— Start of EXTRACTED RECORDS —

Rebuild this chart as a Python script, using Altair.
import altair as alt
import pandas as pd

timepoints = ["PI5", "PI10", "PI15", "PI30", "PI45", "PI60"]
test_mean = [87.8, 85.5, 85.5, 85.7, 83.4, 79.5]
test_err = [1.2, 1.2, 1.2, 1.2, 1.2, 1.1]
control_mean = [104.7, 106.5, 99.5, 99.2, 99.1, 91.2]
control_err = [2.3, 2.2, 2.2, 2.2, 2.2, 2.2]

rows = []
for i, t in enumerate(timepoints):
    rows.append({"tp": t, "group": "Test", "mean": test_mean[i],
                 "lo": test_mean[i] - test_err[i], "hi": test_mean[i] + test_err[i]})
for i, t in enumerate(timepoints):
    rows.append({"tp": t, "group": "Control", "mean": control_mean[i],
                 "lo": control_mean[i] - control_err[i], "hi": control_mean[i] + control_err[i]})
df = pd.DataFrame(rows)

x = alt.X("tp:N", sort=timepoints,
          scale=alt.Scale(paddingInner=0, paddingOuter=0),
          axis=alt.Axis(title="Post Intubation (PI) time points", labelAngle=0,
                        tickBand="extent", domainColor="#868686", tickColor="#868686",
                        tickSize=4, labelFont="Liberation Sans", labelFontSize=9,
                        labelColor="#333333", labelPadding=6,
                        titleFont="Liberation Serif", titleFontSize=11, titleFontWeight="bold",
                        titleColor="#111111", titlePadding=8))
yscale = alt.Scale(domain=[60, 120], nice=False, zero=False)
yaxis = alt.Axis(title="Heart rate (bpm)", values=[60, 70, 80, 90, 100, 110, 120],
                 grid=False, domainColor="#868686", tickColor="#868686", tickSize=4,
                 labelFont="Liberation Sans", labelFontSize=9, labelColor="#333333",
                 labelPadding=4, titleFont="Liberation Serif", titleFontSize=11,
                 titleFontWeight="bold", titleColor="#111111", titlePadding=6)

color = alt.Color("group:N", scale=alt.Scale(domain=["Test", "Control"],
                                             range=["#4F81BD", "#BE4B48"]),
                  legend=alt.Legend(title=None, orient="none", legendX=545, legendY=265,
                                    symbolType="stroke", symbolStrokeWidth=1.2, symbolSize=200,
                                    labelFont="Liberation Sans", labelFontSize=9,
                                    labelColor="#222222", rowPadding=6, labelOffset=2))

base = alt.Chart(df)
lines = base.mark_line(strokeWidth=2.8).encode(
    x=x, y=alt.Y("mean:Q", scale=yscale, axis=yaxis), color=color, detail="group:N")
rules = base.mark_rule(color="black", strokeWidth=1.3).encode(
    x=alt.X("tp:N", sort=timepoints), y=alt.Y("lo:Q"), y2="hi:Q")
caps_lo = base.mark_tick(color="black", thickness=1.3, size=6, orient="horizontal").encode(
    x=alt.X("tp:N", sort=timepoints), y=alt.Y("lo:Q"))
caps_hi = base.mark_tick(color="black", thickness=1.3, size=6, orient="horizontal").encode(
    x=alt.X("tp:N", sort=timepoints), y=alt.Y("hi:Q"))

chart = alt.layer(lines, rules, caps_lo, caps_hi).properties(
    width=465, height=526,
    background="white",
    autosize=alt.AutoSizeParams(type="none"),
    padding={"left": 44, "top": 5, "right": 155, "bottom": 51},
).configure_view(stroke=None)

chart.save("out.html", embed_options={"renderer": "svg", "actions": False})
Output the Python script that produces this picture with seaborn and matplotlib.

— End of EXTRACTED RECORDS —
— Start of EXTRACTED RECORDS —

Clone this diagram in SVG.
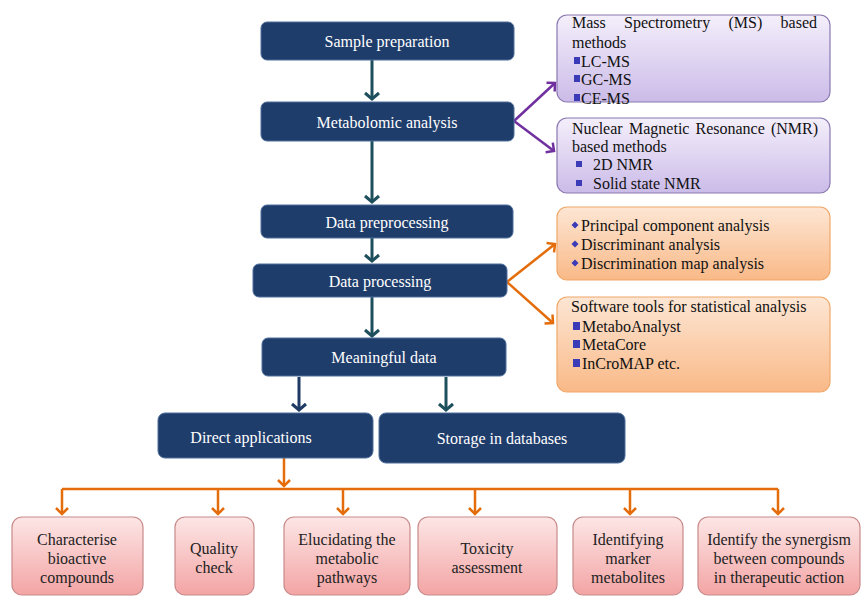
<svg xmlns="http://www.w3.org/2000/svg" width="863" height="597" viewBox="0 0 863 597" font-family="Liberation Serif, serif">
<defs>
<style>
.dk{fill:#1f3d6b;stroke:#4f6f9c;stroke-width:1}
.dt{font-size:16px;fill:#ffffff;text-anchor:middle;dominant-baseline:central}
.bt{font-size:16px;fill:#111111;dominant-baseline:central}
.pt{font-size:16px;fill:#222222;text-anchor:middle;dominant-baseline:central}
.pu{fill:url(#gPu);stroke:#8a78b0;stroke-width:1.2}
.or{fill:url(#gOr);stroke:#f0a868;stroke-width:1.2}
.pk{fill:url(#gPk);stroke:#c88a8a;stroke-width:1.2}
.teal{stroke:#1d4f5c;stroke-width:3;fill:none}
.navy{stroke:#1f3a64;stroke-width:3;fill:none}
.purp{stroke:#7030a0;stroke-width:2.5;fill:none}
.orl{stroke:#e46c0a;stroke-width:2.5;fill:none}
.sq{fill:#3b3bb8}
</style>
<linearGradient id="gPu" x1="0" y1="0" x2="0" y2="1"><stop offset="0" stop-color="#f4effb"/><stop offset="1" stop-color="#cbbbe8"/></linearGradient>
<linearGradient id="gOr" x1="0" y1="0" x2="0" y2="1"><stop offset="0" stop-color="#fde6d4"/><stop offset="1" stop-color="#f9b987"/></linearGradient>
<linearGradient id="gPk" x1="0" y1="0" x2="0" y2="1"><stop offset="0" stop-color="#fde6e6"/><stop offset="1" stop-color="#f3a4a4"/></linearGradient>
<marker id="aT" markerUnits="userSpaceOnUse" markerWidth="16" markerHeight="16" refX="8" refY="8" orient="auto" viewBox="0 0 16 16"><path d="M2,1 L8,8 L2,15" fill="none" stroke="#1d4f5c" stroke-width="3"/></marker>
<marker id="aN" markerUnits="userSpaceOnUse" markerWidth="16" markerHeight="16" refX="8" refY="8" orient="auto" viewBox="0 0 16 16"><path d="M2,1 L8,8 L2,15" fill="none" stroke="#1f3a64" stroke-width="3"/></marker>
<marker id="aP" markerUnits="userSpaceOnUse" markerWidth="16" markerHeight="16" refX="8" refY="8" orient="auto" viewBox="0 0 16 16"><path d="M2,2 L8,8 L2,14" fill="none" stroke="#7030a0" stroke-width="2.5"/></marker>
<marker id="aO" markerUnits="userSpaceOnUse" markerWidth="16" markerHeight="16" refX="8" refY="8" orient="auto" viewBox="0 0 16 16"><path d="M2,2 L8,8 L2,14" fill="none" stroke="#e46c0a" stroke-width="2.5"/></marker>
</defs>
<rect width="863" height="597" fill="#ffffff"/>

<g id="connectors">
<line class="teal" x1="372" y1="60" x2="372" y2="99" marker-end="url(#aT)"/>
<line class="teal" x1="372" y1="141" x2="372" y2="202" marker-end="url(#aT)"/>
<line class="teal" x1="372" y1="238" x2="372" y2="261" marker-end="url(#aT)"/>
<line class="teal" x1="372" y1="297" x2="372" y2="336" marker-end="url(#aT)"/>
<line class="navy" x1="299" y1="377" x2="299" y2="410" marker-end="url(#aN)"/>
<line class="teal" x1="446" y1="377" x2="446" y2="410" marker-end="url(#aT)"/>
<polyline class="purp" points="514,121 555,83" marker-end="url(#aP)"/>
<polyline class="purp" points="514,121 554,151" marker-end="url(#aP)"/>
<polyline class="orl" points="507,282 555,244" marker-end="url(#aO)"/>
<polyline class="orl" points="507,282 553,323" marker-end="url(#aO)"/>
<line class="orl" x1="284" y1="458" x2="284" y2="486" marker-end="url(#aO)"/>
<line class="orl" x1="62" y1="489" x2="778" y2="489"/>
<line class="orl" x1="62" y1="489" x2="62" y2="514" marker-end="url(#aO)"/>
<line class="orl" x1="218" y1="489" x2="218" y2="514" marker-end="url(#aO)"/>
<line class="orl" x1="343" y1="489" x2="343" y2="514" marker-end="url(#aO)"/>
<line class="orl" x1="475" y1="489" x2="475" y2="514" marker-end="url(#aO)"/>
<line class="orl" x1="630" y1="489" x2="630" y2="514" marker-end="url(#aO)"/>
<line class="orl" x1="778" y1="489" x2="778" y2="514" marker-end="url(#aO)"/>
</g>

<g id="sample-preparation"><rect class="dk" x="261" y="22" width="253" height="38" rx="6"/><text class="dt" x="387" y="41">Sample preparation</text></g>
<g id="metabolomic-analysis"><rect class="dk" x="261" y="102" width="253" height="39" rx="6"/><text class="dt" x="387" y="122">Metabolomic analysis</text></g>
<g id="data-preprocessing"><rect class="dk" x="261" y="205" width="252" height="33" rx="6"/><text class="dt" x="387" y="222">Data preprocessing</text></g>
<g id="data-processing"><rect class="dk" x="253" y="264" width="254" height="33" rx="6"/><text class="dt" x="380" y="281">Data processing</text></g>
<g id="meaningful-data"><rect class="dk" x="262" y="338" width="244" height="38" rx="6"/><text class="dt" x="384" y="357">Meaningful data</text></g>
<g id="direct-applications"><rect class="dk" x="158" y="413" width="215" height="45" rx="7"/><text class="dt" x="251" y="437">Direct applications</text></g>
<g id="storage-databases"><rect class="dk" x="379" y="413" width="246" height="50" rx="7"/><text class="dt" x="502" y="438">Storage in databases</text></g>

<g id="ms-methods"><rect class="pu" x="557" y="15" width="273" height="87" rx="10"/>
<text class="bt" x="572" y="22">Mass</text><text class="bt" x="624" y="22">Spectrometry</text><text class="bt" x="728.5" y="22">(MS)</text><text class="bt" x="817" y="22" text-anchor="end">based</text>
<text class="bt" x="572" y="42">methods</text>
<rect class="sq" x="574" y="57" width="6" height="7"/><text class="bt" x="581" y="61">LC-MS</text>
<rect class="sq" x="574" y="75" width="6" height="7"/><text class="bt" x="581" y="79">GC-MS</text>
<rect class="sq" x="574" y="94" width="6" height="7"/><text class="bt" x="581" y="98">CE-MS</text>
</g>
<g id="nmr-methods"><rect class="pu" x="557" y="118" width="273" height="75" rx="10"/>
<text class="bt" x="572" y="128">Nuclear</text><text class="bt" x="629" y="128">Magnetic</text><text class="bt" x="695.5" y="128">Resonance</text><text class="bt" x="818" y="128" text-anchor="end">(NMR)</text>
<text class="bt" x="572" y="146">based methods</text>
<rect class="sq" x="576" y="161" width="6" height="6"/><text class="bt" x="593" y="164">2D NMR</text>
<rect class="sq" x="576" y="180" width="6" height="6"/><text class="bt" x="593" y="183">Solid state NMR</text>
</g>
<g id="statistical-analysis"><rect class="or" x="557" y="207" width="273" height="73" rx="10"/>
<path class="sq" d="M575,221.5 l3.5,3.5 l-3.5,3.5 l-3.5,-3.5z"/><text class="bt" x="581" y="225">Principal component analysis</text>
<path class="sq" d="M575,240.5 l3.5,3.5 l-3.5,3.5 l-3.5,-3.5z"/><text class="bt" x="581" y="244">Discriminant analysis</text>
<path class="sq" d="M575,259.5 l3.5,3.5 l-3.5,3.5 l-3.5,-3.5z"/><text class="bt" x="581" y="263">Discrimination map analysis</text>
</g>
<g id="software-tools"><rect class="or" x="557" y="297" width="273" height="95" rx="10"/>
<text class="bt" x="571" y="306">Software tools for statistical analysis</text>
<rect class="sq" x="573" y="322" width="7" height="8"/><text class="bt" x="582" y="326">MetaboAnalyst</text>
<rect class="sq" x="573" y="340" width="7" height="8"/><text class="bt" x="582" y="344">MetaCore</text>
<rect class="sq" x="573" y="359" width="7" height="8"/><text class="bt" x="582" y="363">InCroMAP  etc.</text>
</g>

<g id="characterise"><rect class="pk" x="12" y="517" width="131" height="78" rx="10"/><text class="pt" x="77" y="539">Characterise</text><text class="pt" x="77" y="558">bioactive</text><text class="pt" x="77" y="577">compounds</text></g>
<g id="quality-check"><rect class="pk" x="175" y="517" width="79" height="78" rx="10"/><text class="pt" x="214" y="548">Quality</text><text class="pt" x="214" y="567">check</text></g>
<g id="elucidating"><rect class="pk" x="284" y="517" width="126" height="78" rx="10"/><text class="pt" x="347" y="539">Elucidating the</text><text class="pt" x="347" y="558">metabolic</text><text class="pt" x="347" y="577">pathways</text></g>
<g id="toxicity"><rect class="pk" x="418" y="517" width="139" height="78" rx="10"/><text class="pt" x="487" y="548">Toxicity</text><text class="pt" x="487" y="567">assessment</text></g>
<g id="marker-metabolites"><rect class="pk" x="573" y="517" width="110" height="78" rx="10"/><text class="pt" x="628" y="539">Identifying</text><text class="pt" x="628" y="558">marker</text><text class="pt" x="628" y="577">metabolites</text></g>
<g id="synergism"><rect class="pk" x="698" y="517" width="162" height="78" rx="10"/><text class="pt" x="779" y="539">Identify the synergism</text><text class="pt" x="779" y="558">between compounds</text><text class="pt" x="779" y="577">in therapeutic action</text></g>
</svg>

— End of EXTRACTED RECORDS —

EXERCISE REQUIREMENTS: From the line with "Rebuild this chart" through the line with "df = pd.DataFrame(rows)", repeat every line exactly, both ends included, and nothing outside that range.

ANSWER TO THE TASK:
Rebuild this chart as a Python script, using Altair.
import altair as alt
import pandas as pd

timepoints = ["PI5", "PI10", "PI15", "PI30", "PI45", "PI60"]
test_mean = [87.8, 85.5, 85.5, 85.7, 83.4, 79.5]
test_err = [1.2, 1.2, 1.2, 1.2, 1.2, 1.1]
control_mean = [104.7, 106.5, 99.5, 99.2, 99.1, 91.2]
control_err = [2.3, 2.2, 2.2, 2.2, 2.2, 2.2]

rows = []
for i, t in enumerate(timepoints):
    rows.append({"tp": t, "group": "Test", "mean": test_mean[i],
                 "lo": test_mean[i] - test_err[i], "hi": test_mean[i] + test_err[i]})
for i, t in enumerate(timepoints):
    rows.append({"tp": t, "group": "Control", "mean": control_mean[i],
                 "lo": control_mean[i] - control_err[i], "hi": control_mean[i] + control_err[i]})
df = pd.DataFrame(rows)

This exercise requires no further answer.